Reading a multiple line JSON with pyspark

I can't manage to read a JSON file in Python with pyspark because it has multiple records with each variable on a different line.

Exemple :

{
  "id" : "id001",
  "name" : "NAME001",
  "firstname" : "FIRSTNAME001"
}
{
  "id" : "NNI002",
  "name" : "NAME002",
  "firstname" : "FIRSTNAME002"
}
{
  "id" : "NNI003",
  "name" : "NAME003",
  "firstname" : "FIRSTNAME003"
}

I want to load it as such :

+------------+------+-------+
|   firstname|    id|   name|
+------------+------+-------+
|FIRSTNAME001| id001|NAME001|
|FIRSTNAME002|NNI002|NAME002|
|FIRSTNAME003|NNI003|NAME003|
+------------+------+-------+

I got errors if I try spark.read.json("file.json").

And when I usespark.read.option("multiline","true").json("file.json") I got only the first record :

+------------+-----+-------+
|   firstname|   id|   name|
+------------+-----+-------+
|FIRSTNAME001|id001|NAME001|
+------------+-----+-------+

I can read it with spark.read.json("file.json") if I put every records in there own line :

{    "id" : "id001",    "name" : "NAME001",    "firstname" : "FIRSTNAME001"  }
{    "id" : "NNI002",    "name" : "NAME002",    "firstname" : "FIRSTNAME002"  }
{    "id" : "NNI003",    "name" : "NAME003",    "firstname" : "FIRSTNAME003"  }

But as I got 10M lines, it's not realy an option.

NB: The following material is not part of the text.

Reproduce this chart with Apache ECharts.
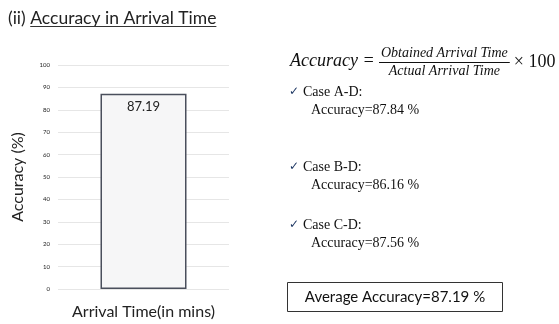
<!DOCTYPE html>
<html>
<head>
<meta charset="utf-8">
<script src="https://cdn.jsdelivr.net/npm/echarts@6/dist/echarts.min.js"></script>
<style>
  html, body { margin: 0; padding: 0; background: #fff; }
  #chart { width: 559px; height: 324px; }
</style>
</head>
<body>
<div id="chart"></div>
<script>
// Bar chart data
const categories = ['Arrival Time(in mins)'];
const accuracyValues = [87.19];
const yTicks = [0, 10, 20, 30, 40, 50, 60, 70, 80, 90, 100];

// Per-case results listed beside the chart
const caseNames = ['Case A-D:', 'Case B-D:', 'Case C-D:'];
const caseAccuracies = [87.84, 86.16, 87.56];
const averageAccuracy = 87.19;

const sansFont = 'Lato, "Open Sans", sans-serif';
const serifFont = '"Liberation Serif", "DejaVu Serif", serif';

const chart = echarts.init(document.getElementById('chart'), null, { renderer: 'canvas' });

function textWidth(str, font) {
  const c = document.createElement('canvas').getContext('2d');
  c.font = font;
  return c.measureText(str).width;
}

// Title: "(ii) " followed by an underlined heading
const titlePrefix = '(ii) ';
const titleMain = 'Accuracy in Arrival Time';
const titleFont = '17.5px ' + sansFont;
const prefixW = textWidth(titlePrefix, titleFont);
const mainW = textWidth(titleMain, titleFont);

// Formula pieces
const numText = 'Obtained Arrival Time';
const denText = 'Actual Arrival Time';
const fracFont = 'italic 14px ' + serifFont;
const fracW = Math.max(textWidth(numText, fracFont), textWidth(denText, fracFont)) + 4;
const fracX = 379;

const graphics = [
  { type: 'text', x: 8, y: 18, style: { text: titlePrefix, font: titleFont, fill: '#222', verticalAlign: 'middle' } },
  { type: 'text', x: 8 + prefixW, y: 18, style: { text: titleMain, font: titleFont, fill: '#222', verticalAlign: 'middle' } },
  { type: 'line', shape: { x1: 8 + prefixW, y1: 26.5, x2: 8 + prefixW + mainW, y2: 26.5 },
    style: { stroke: '#333', lineWidth: 1 } },

  // Accuracy = Obtained / Actual × 100
  { type: 'text', x: 290, y: 61, style: { text: 'Accuracy =', font: 'italic 18px ' + serifFont, fill: '#111', verticalAlign: 'middle' } },
  { type: 'text', x: fracX + fracW / 2, y: 53, style: { text: numText, font: fracFont, fill: '#111', align: 'center', verticalAlign: 'middle' } },
  { type: 'line', shape: { x1: fracX, y1: 62.5, x2: fracX + fracW, y2: 62.5 }, style: { stroke: '#111', lineWidth: 1 } },
  { type: 'text', x: fracX + fracW / 2, y: 71, style: { text: denText, font: fracFont, fill: '#111', align: 'center', verticalAlign: 'middle' } },
  { type: 'text', x: fracX + fracW + 4, y: 62, style: { text: '× 100', font: '18px ' + serifFont, fill: '#111', verticalAlign: 'middle' } }
];

// Case list
const caseRows = [92, 167, 225];
caseNames.forEach(function (name, i) {
  const y = caseRows[i];
  graphics.push({ type: 'text', x: 289, y: y, style: { text: '✓', font: '12px "DejaVu Sans", sans-serif', fill: '#1f3864', verticalAlign: 'middle' } });
  graphics.push({ type: 'text', x: 303, y: y, style: { text: name, font: '14px ' + serifFont, fill: '#111', verticalAlign: 'middle' } });
  graphics.push({ type: 'text', x: 311, y: y + 18.5, style: { text: 'Accuracy=' + caseAccuracies[i].toFixed(2) + ' %', font: '14px ' + serifFont, fill: '#111', verticalAlign: 'middle' } });
});

// Boxed average
graphics.push({ type: 'rect', shape: { x: 287.5, y: 282.5, width: 215, height: 29 }, style: { fill: '#fff', stroke: '#333', lineWidth: 1 } });
graphics.push({ type: 'text', x: 395, y: 297, style: { text: 'Average Accuracy=' + averageAccuracy.toFixed(2) + ' %', font: '15px ' + sansFont, fill: '#111', align: 'center', verticalAlign: 'middle' } });

chart.setOption({
  animation: false,
  backgroundColor: '#fff',
  grid: { left: 58, right: 330, top: 65, bottom: 35 },
  xAxis: {
    type: 'category',
    data: categories,
    axisLine: { show: false },
    axisTick: { show: false },
    axisLabel: { margin: 15, fontFamily: sansFont, fontSize: 16, color: '#222' }
  },
  yAxis: {
    type: 'value',
    min: yTicks[0],
    max: yTicks[yTicks.length - 1],
    interval: 10,
    name: 'Accuracy (%)',
    nameLocation: 'middle',
    nameGap: 32,
    nameTextStyle: { fontFamily: sansFont, fontSize: 16, color: '#222' },
    axisLine: { show: false },
    axisTick: { show: false },
    axisLabel: { margin: 8, fontFamily: sansFont, fontSize: 6, color: '#222' },
    splitLine: { lineStyle: { color: '#e6e6e6', width: 1 } }
  },
  series: [{
    type: 'bar',
    data: accuracyValues,
    barWidth: 86,
    itemStyle: { color: '#f6f6f7', borderColor: '#4a4f5c', borderWidth: 1.5 },
    label: {
      show: true,
      position: 'insideTop',
      distance: 7,
      formatter: function (p) { return p.value.toFixed(2); },
      fontFamily: sansFont,
      fontSize: 13,
      color: '#222'
    }
  }],
  graphic: graphics
});
</script>
</body>
</html>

If any one got ideas to help me I would really appreciate.

Thanks a lot.

Solution

@Niveditha S and @blackhorse0101 pointing bad JSON formating made me search for a way to correct the formating on a very large file.

Here is the code I used to correct the file in few seconds.

(take note that I use nest_asyncio as I'm in a Jupyter Notebook, you can use only aiofiles for a python script)

import aiofiles
import nest_asyncio
nest_asyncio.apply()

async def process_file(input_file, output_file):
    async with aiofiles.open(input_file, mode='r') as f:
        content = await f.read()

    # Add ',' after '}' if there is none
    lines = content.split('\n')
    for i in range(len(lines) - 1):
        if '}' in lines[i] and lines[i].strip().endswith('}') and not lines[i+1].strip().startswith(','):
            lines[i] = lines[i].rstrip() + ','
    
    # Remove last ','
    last_line = lines[-2]
    if last_line.endswith('},'):
        lines[-2] = last_line.rstrip(',')

    content = '\n'.join(lines)
    
    content = '[' + content + ']'
    
    async with aiofiles.open(output_file, mode='w') as f:
        await f.write(content)

input_file = 'file.json'
output_file = 'file_corrected.json'

await process_file(input_file, output_file)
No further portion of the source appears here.